In January, San Francisco voted to replace Columbus Day with Indigenous Peoples’ Day, joining the growing list of cities and states making the symbolic change.
Last October, Austin, Texas, L.A. County in California and Salt Lake City, Utah also joined that list.
Berkeley, California was the first city to replace Columbus Day with Indigenous Peoples’ Day in 1992, although the conversation had started years earlier.
Columbus Day was designated for the second Monday of October and has been federally recognized since 1937. It was originally created to recognize the accomplishment of Christopher Columbus’ crossing the Atlantic Ocean and landing on what we now call America. However, Columbus and Columbus Day have also become a symbol of European colonization and the subsequent conquests that led to the destruction of Indigenous peoples’ cultures, populations and the devastation of the surrounding environment.
The significance of this influx of cities changing Columbus Day to Indigenous Peoples’ Day has been one of recognition, Associate Professor of Ethnic Studies at Mills Melinda Micco believes. Micco is also a registered member of the Seminole Nation of Oklahoma.
“It acknowledges that contribution we made to building the U.S., and while in that building it killed untold numbers of Native peoples,” Micco said.
Indigenous Peoples’ day mostly refers to those indigenous to the U.S., meaning the many Native American tribes. However, the term does not exclude other people of indigenous background who also live in the U.S. Micco said.
“We have shifted the dialogue [to be more positive]. We’re not exclusive,” Micco said. “We’re not trying to harm the planet in any further way.”
Mills student Sam Barnett is a native Chamoru from Guam, one of the last U.S. colonies in the world, and is active in Guam’s movement for independence. She finds Indigenous Peoples’ Day gives indigenous people a space to come together.

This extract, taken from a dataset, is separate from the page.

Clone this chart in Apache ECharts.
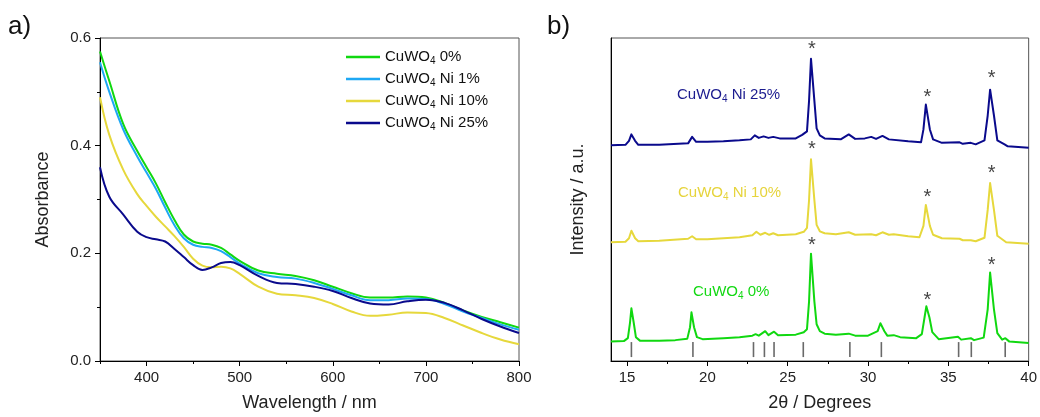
<!DOCTYPE html>
<html>
<head>
<meta charset="utf-8">
<script src="https://cdn.jsdelivr.net/npm/echarts@6/dist/echarts.min.js"></script>
<style>
  html, body { margin: 0; padding: 0; background: #fff; }
  #main { width: 1040px; height: 417px; }
</style>
</head>
<body>
<div id="main"></div>
<script>
// a) absorbance spectra
var wavelengths = [350, 360, 375, 390, 400, 410, 420, 430, 440, 450, 460, 470, 480, 490, 500,
  520, 540, 560, 580, 600, 620, 640, 660, 680, 700, 720, 740, 760, 780, 800]
var abs0 = [0.575, 0.52, 0.44, 0.39, 0.36, 0.33, 0.295, 0.262, 0.235, 0.222, 0.218, 0.216, 0.21, 0.198, 0.186,
  0.168, 0.162, 0.158, 0.15, 0.138, 0.126, 0.118, 0.118, 0.12, 0.118, 0.108, 0.094, 0.082, 0.072, 0.062]
var abs1 = [0.555, 0.5, 0.43, 0.38, 0.35, 0.32, 0.285, 0.252, 0.228, 0.216, 0.212, 0.21, 0.204, 0.193, 0.181,
  0.163, 0.156, 0.153, 0.145, 0.134, 0.122, 0.113, 0.113, 0.116, 0.115, 0.106, 0.092, 0.08, 0.068, 0.058]
var abs10 = [0.49, 0.42, 0.355, 0.31, 0.288, 0.268, 0.25, 0.232, 0.212, 0.19, 0.177, 0.174, 0.175, 0.172, 0.162,
  0.138, 0.125, 0.122, 0.117, 0.106, 0.092, 0.084, 0.086, 0.09, 0.089, 0.08, 0.066, 0.052, 0.04, 0.031]
var abs25 = [0.36, 0.305, 0.272, 0.24, 0.23, 0.226, 0.222, 0.208, 0.193, 0.178, 0.169, 0.174, 0.182, 0.184, 0.178,
  0.158, 0.145, 0.143, 0.138, 0.13, 0.117, 0.107, 0.105, 0.111, 0.114, 0.108, 0.094, 0.078, 0.064, 0.052]

var absTicks = [400, 500, 600, 700, 800]
var absMinorTicks = [350, 450, 550, 650, 750]

// b) XRD patterns (offset, arbitrary units)
var xrd0 = [[14, 19.5], [14.8, 20], [15.05, 23], [15.18, 38], [15.27, 53], [15.33, 53], [15.42, 38], [15.55, 24], [15.8, 20.5],
  [17, 20.5], [18, 21], [18.75, 22.5], [18.92, 34], [19.01, 49], [19.07, 49], [19.17, 34], [19.35, 24], [19.7, 22],
  [21, 23], [22, 24], [22.8, 25.5], [23, 27], [23.2, 25.5], [23.6, 30], [23.8, 26], [24.15, 29.5], [24.4, 26],
  [25.5, 26.5], [26, 29], [26.2, 32], [26.33, 60], [26.45, 108], [26.53, 108], [26.66, 60], [26.8, 37], [27, 30], [27.3, 27.5],
  [28, 26.5], [28.8, 27.5], [29.2, 25.5], [30, 25.5], [30.6, 30], [30.77, 38], [30.85, 38], [31.02, 30], [31.2, 25.5], [31.6, 26],
  [32, 24], [33, 23], [33.35, 27], [33.52, 44], [33.63, 55], [33.7, 55], [33.82, 44], [34, 29], [34.4, 22],
  [35.6, 24.5], [35.8, 21.5], [36.4, 23], [36.6, 21], [37.2, 23.5], [37.45, 52], [37.6, 89], [37.68, 89], [37.84, 52],
  [38.05, 28], [38.35, 21.5], [38.55, 23], [38.8, 19.5], [40, 18]]
var xrd10 = [[14, 119.5], [14.9, 120], [15.12, 123.5], [15.27, 131], [15.35, 131], [15.5, 123.5], [15.7, 120.5],
  [17, 121], [18.8, 123], [19.05, 125.5], [19.3, 122.5], [20, 122.5], [21, 123.5], [22, 124.5],
  [22.8, 126.5], [23.05, 130], [23.3, 127], [23.6, 129], [23.85, 127], [24.1, 128.5], [24.4, 126.5],
  [25.5, 127.5], [26, 130], [26.2, 134], [26.33, 162], [26.45, 203], [26.53, 203], [26.66, 162], [26.8, 137], [27, 130.5], [27.3, 128.5],
  [28, 127.5], [28.8, 129.5], [29.2, 127], [30.2, 127.5], [30.5, 126.5], [30.9, 129.5], [31.3, 127], [31.6, 127.5],
  [32.5, 125.5], [33.2, 124.5], [33.45, 136], [33.6, 157], [33.7, 157], [33.85, 136], [34.05, 127], [34.6, 123.5],
  [35.7, 123], [35.9, 121.5], [36.4, 121.5], [36.7, 120.5], [37.25, 124], [37.45, 152], [37.6, 179], [37.68, 179],
  [37.84, 152], [38.05, 126], [38.6, 119.5], [40, 118]]
var xrd25 = [[14, 217], [14.9, 217.5], [15.12, 221.5], [15.27, 228], [15.35, 228], [15.5, 221.5], [15.7, 217.5],
  [17, 217.5], [18.8, 219], [19.05, 225.5], [19.3, 220.5], [20, 220.5], [21, 221], [22, 222],
  [22.7, 223], [22.95, 227], [23.2, 224.5], [23.5, 226], [23.8, 224.5], [24.1, 225.5], [24.5, 224],
  [25.5, 224], [25.9, 227.5], [26.2, 231], [26.33, 262], [26.45, 304], [26.53, 304], [26.66, 262], [26.8, 234], [27, 227], [27.3, 224],
  [28.3, 223], [28.8, 228], [29.2, 223.5], [29.8, 224], [30.2, 225.5], [30.5, 223.5], [30.9, 226.5], [31.3, 223],
  [32.5, 221], [33.3, 220], [33.45, 233], [33.6, 258], [33.7, 258], [33.85, 233], [34.05, 223], [34.6, 219.5],
  [35.7, 220], [35.9, 218.5], [36.4, 219.5], [36.7, 218], [37.25, 222], [37.45, 247], [37.6, 273], [37.68, 273],
  [37.84, 247], [38.05, 222], [38.5, 218], [38.7, 216], [40, 214.5]]

// reference pattern positions and starred reflections
var refPeaks = [15.27, 19.1, 22.87, 23.55, 24.15, 25.97, 28.87, 30.83, 35.64, 36.43, 38.54]
var refLevel = 11.5
var stars = [[26.5, 121], [33.7, 66], [37.7, 101.5], [26.5, 217.5], [33.7, 170], [37.7, 193.5],
  [26.5, 318], [33.7, 270], [37.7, 289.5]]

var xrdTicks = [15, 20, 25, 30, 35, 40]
var xrdMinorTicks = [17.5, 22.5, 27.5, 32.5, 37.5]

var names = ['CuWO4 0%', 'CuWO4 Ni 1%', 'CuWO4 Ni 10%', 'CuWO4 Ni 25%']
var colors = ['#10d810', '#1ea8f4', '#e6d83c', '#0a0a8c']

var FONT = 'Arial, "Liberation Sans", sans-serif'
var sub = { fontSize: 10, fontFamily: FONT, verticalAlign: 'bottom', lineHeight: 11 }

function pairs(xs, ys) {
  return xs.map(function(x, i) { return [x, ys[i]] })
}

function absLine(i, values) {
  return {
    name: names[i], type: 'line', xAxisIndex: 0, yAxisIndex: 0,
    data: pairs(wavelengths, values), smooth: 0.4, symbol: 'none',
    lineStyle: { width: 2, color: colors[i] }, itemStyle: { color: colors[i] }
  }
}

function xrdLine(color, data) {
  return {
    type: 'line', xAxisIndex: 2, yAxisIndex: 1, data: data, symbol: 'none',
    lineStyle: { width: 2, color: color, join: 'round' }
  }
}

function subText(x, y, color, tail) {
  return {
    type: 'text', left: x, top: y,
    style: {
      text: 'CuWO{s|4}' + tail, fill: color, font: '15px ' + FONT,
      lineHeight: 18, rich: { s: Object.assign({ fill: color }, sub) }
    }
  }
}

var axisBlack = { lineStyle: { color: '#000', width: 1 } }
var tickLabel = { fontSize: 15, color: '#222', fontFamily: FONT }
var titleStyle = { fontSize: 18, color: '#222', fontFamily: FONT }

var chart = echarts.init(document.getElementById('main'))
chart.setOption({
  animation: false,
  grid: [
    { left: 100, right: 521, top: 38, bottom: 54, show: true, borderColor: '#555', borderWidth: 1 },
    { left: 611, right: 9, top: 38, bottom: 54, show: true, borderColor: '#555', borderWidth: 1 }
  ],
  legend: {
    data: names, orient: 'vertical', left: 341, top: 43, itemGap: 4,
    icon: 'rect', itemWidth: 34, itemHeight: 2.5,
    formatter: function(n) { return n.replace('CuWO4', 'CuWO{s|4}') },
    textStyle: { fontSize: 15, color: '#111', fontFamily: FONT, lineHeight: 18, rich: { s: sub } }
  },
  xAxis: [
    {
      gridIndex: 0, type: 'value', min: 350, max: 800,
      name: 'Wavelength / nm', nameLocation: 'middle', nameGap: 33, nameTextStyle: titleStyle,
      axisLine: axisBlack,
      axisTick: { customValues: absTicks, length: 5, lineStyle: { color: '#000' } },
      axisLabel: Object.assign({ customValues: absTicks, margin: 9 }, tickLabel),
      splitLine: { show: false }
    },
    {
      gridIndex: 0, type: 'value', min: 350, max: 800, position: 'bottom',
      axisLine: { show: false }, axisLabel: { show: false }, splitLine: { show: false },
      axisTick: { customValues: absMinorTicks, length: 3, lineStyle: { color: '#000' } }
    },
    {
      gridIndex: 1, type: 'value', min: 14, max: 40,
      name: '2θ / Degrees', nameLocation: 'middle', nameGap: 33, nameTextStyle: titleStyle,
      axisLine: axisBlack,
      axisTick: { customValues: xrdTicks, length: 5, lineStyle: { color: '#000' } },
      axisLabel: Object.assign({ customValues: xrdTicks, margin: 9 }, tickLabel),
      splitLine: { show: false }
    },
    {
      gridIndex: 1, type: 'value', min: 14, max: 40, position: 'bottom',
      axisLine: { show: false }, axisLabel: { show: false }, splitLine: { show: false },
      axisTick: { customValues: xrdMinorTicks, length: 3, lineStyle: { color: '#000' } }
    }
  ],
  yAxis: [
    {
      gridIndex: 0, type: 'value', min: 0, max: 0.6, interval: 0.2,
      name: 'Absorbance', nameLocation: 'middle', nameGap: 48, nameTextStyle: titleStyle,
      axisLine: Object.assign({ show: true }, axisBlack),
      axisTick: { show: true, length: 5, lineStyle: { color: '#000' } },
      minorTick: { show: true, splitNumber: 2, length: 3, lineStyle: { color: '#000' } },
      axisLabel: Object.assign({ margin: 9, formatter: function(v) { return v.toFixed(1) } }, tickLabel),
      splitLine: { show: false }
    },
    {
      gridIndex: 1, type: 'value', min: 0, max: 325,
      name: 'Intensity / a.u.', nameLocation: 'middle', nameGap: 24, nameTextStyle: titleStyle,
      axisLine: Object.assign({ show: true }, axisBlack),
      axisTick: { show: false }, axisLabel: { show: false }, splitLine: { show: false }
    }
  ],
  series: [
    absLine(0, abs0),
    absLine(1, abs1),
    absLine(2, abs10),
    absLine(3, abs25),
    xrdLine(colors[0], xrd0),
    xrdLine(colors[2], xrd10),
    xrdLine(colors[3], xrd25),
    {
      type: 'scatter', xAxisIndex: 2, yAxisIndex: 1,
      data: refPeaks.map(function(p) { return [p, refLevel] }),
      symbol: 'rect', symbolSize: [1.6, 15], itemStyle: { color: '#444' }
    },
    {
      type: 'scatter', xAxisIndex: 2, yAxisIndex: 1, data: stars, symbolSize: 0,
      label: {
        show: true, position: 'inside', formatter: '*', offset: [0, 5],
        fontSize: 20, color: '#111', fontFamily: FONT
      }
    }
  ],
  graphic: [
    { type: 'text', left: 8, top: 14, style: { text: 'a)', font: '26px ' + FONT, fill: '#111' } },
    { type: 'text', left: 547, top: 14, style: { text: 'b)', font: '26px ' + FONT, fill: '#111' } },
    subText(677, 86, '#1b1b8f', ' Ni 25%'),
    subText(678, 184, '#e6d43c', ' Ni 10%'),
    subText(693, 283, '#13d813', ' 0%')
  ]
})
</script>
</body>
</html>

“I think there is a big need for solidarity between Indigenous peoples all over the world because we have so many common histories and experiences of colonization,” Barnett said in an email. “I hope that this day will be used to honor the legacies of colonization that our ancestors have experienced and their incredible resilience. I hope that this will be a day for Indigenous peoples from all over the world to tell our stories and fight for sovereignty.”
Mills’ own Indigenous Women’s Alliance was created in 2003, Micco said, originally named the Native American Sisters Alliance.
“Even if we were small, we’re the original people,” Micco said. “We wanted to be acknowledged.”
Micco said she has been working to recruit and retain students with Native American heritage at Mills, and the best way for the administration to welcome students is to recognize them.
“All of [Mills] was once Indian land,” Micco said.
Not only should institutions and governments consider their position, Barnett believes that individual, ordinary people should do the same.
“Recognizing the reality of stolen Indigenous land is a way for settlers to honor and respect Indigenous peoples,” Barnett wrote. “This also represents a reclaiming of narratives and stories. It’s reclaiming space and history by honoring those who have passed but also honoring those are who are still existing.”
Although there has been the trend of cities replacing Columbus Day with Indigenous Peoples’ Day, many Italian-American families continue to celebrate Columbus Day, seeing the day as honoring their Italian descent and recognizing the contributions that Italian-Americans have made to America, according to Al-Jazeera newspaper.
According to the San Francisco Examiner, Guido Perego, president of North Beach’s San Francisco Italian Athletic Club, said that Columbus Day was “meant to be inclusive” and that the supervisors should reconsider.
On a federal level, Columbus day has not been replaced with Indigenous Peoples’ Day. Both Barnett and Micco hope that this will change.
“It would be powerful for Columbus Day to change on a federal level because that would mean that the federal government in some way acknowledges that this country was founded on the genocide of Indigenous peoples and land that was stolen,” Barnett wrote. “I think it’s incredibly important that every person who lives on land that they are not Indigenous to acknowledge that they are settlers who profit from Indigenous displacement and historical violence against these peoples.”
Micco is hopeful that change will continue.
“Once you have an event or stance, once you say something oral, there is a sacredness for saying it out loud, but also a responsibility so once the city has acknowledged it, there is a responsibility,” Micco said. “Talk is not idle.”